Create a standard bundle keeping model-specific configuration in a separate file¶
If you want to create a bundle without hardcoding inside it specific configuration you can do following instructions below.
Create two file, namely, a bundle.yaml and a bundle-config.yaml (you can name these two file as you prefer). In the first one you can write your bundle as you always did, but without specific configurations which can be put in the latter file, i.e., the configuratin file, following the specific instructions.
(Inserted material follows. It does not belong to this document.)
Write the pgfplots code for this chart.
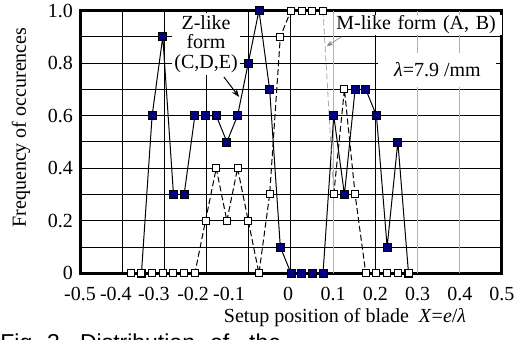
\documentclass[border=0pt]{standalone}
\usepackage{pgfplots}
\usepackage{pgfplotstable}
\pgfplotsset{compat=1.18}
\usepackage{fontspec}
\setmainfont{Liberation Serif}
\newfontfamily\capfont{Liberation Sans}
\usetikzlibrary{arrows.meta}
\definecolor{navyfill}{RGB}{0,0,128}

% Z-like form (C,D,E): filled squares
\pgfplotstableread{
x y
-0.3544 0
-0.3291 0.6
-0.3038 0.9
-0.2785 0.3
-0.2532 0.3
-0.2278 0.6
-0.2025 0.6
-0.1772 0.6
-0.1519 0.5
-0.1266 0.6
-0.1013 0.8
-0.0759 1.0
-0.0506 0.7
-0.0253 0.1
0 0
0.0253 0
0.0506 0
0.0759 0
0.1013 0.6
0.1266 0.3
0.1519 0.7
0.1772 0.7
0.2025 0.6
0.2278 0.1
0.2532 0.5
0.2785 0
}\zdata

% M-like form (A,B): open squares
\pgfplotstableread{
x y
-0.3797 0
-0.3544 0
-0.3291 0
-0.3038 0
-0.2785 0
-0.2532 0
-0.2278 0
-0.2025 0.2
-0.1772 0.4
-0.1519 0.2
-0.1266 0.4
-0.1013 0.2
-0.0759 0
-0.0506 0.3
-0.0253 0.9
0 1.0
0.0253 1.0
0.0506 1.0
0.0759 1.0
0.1013 0.3
0.1266 0.7
0.1519 0.3
0.1772 0
0.2025 0
0.2278 0
0.2532 0
0.2785 0
}\mdata

\begin{document}
\begin{tikzpicture}[font=\fontsize{10}{12}\selectfont]
\begin{axis}[
  at={(40pt,32.85pt)}, anchor=south west,
  scale only axis, width=211pt, height=131.4pt,
  xmin=-0.5, xmax=0.5, ymin=0, ymax=1,
  clip=false,
  axis line style={line width=1.5pt},
  xtick={-0.5,-0.415,-0.325,-0.232,-0.147,-0.007,0.1,0.2,0.3,0.4,0.5},
  xticklabels={-0.5,-0.4,-0.3,-0.2,-0.1,0,0.1,0.2,0.3,0.4,0.5},
  minor xtick={-0.4,-0.3,-0.2,-0.1,0,0.2},
  extra x ticks={0.1,0.3,0.4},
  extra x tick labels={,,},
  extra x tick style={xmajorgrids=true, major grid style={gray!60, line width=0.5pt}},
  ytick={0,0.2,0.4,0.6,0.8,1.0},
  yticklabels={0,0.2,0.4,0.6,0.8,1.0},
  minor ytick={0.1,0.3,0.5,0.7,0.9},
  xmajorgrids=false, xminorgrids=true,
  ymajorgrids=true, yminorgrids=true,
  major grid style={black, line width=0.5pt},
  minor grid style={black, line width=0.5pt},
  major tick length=0pt, minor tick length=0pt,
  tick label style={font=\fontsize{10}{12}\selectfont},
  xticklabel style={yshift=-3.5pt},
]
\addplot[black, line width=0.5pt, mark=square*, mark size=2pt,
  mark options={solid, fill=navyfill, draw=black, line width=0.4pt}]
  table[x=x,y=y] {\zdata};
\addplot[gray!70, line width=0.4pt, dash pattern=on 3pt off 1.5pt, no marks,
  restrict x to domain=0.07:0.11]
  table[x=x,y=y] {\mdata};
\addplot[black, line width=0.5pt, dash pattern=on 3pt off 1.5pt, mark=square*, mark size=1.75pt,
  mark options={solid, fill=white, draw=black, line width=0.5pt},
  restrict x to domain=-0.4:0.08]
  table[x=x,y=y] {\mdata};
\addplot[black, line width=0.5pt, dash pattern=on 3pt off 1.5pt, mark=square*, mark size=1.75pt,
  mark options={solid, fill=white, draw=black, line width=0.5pt},
  restrict x to domain=0.09:0.3]
  table[x=x,y=y] {\mdata};

\node[fill=white, align=center, inner sep=1pt, font=\fontsize{10}{9.8}\selectfont]
  at (axis cs:-0.2014,0.8725) {Z-like\\form\\(C,D,E)};
\draw[-{Stealth[length=4pt,width=3pt]}, line width=0.5pt]
  (axis cs:-0.159,0.747) -- (axis cs:-0.123,0.671);
\node[fill=white, anchor=west, inner xsep=1pt, inner ysep=0.5pt, text width=82pt, align=left]
  at (axis cs:0.102,0.945) {M-like form (A, B)};
\draw[-{Stealth[length=3pt,width=2.5pt]}, gray, line width=0.3pt]
  (axis cs:0.12,0.9) -- (axis cs:0.085,0.865);
\node[fill=white, minimum width=59pt, minimum height=17pt, inner sep=0pt]
  at (axis cs:0.347,0.774) {\textit{λ}=7.9 /mm};
\end{axis}
\node[rotate=90] at (10.5pt,105.75pt) {Frequency of occurences};
\node at (172.5pt,10.5pt) {Setup position of blade\ \ \textit{X}=\textit{e}/\textit{λ}};
\begin{scope}
\clip (0,0) rectangle (263pt,169.5pt);
\node[anchor=base west, inner sep=0pt, font=\capfont\fontsize{11.5}{14}\selectfont]
  at (0pt,-5.75pt) {Fig. 3\hspace*{10pt}Distribution\hspace*{7.5pt}of\hspace*{10pt}the};
\end{scope}
\pgfresetboundingbox
\useasboundingbox (0,0) rectangle (263pt,169.5pt);
\end{tikzpicture}
\end{document}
Configuration file structure¶
In this file you have two sections:
1 parameters to declare a parameter and
2 applications where you use the previously declared parameter in a specific application.
Let’s see the details:
Parameter section¶
In this section you declare all the parameters you will use in the application sections following the syntax below:
parameters:
<key>: &<parameter-name> <value>
Application section¶
In this section you will use all the parameters you defined in the previous section following the syntax below:
applications:
<application-name>:
<the name of the configuration you want to set>: *<parameter-name>
Example¶
In the bundle.yaml:
applications:
kubernetes-master:
charm: cs:~containers/kubernetes-master
num_units: 1
options:
authorization-mode: Node,RBAC
to:
- "0"
In the bundle-config.yaml:
parameters:
#Services Settings
default-net: &default_net space_default
channel: &channel 1.8/stable
applications:
kubernetes-master:
bindings:
"": *default_net
options:
channel: *channel
Pay attention that parameters declared in the bundle-config.yaml does not appear in the bundle. To have a complete view you need both the files.
Deploy¶
The instruction for deployng the bundle with the configuration file is:
juju deploy ./<bundle.yaml> --overlay <bundle-config.yaml>
Limitations¶
Remember that the configuration file must be self-contained: in the bundle file you can never explicitely use a parameter defined in the configuration file otherwise the deploy will fail.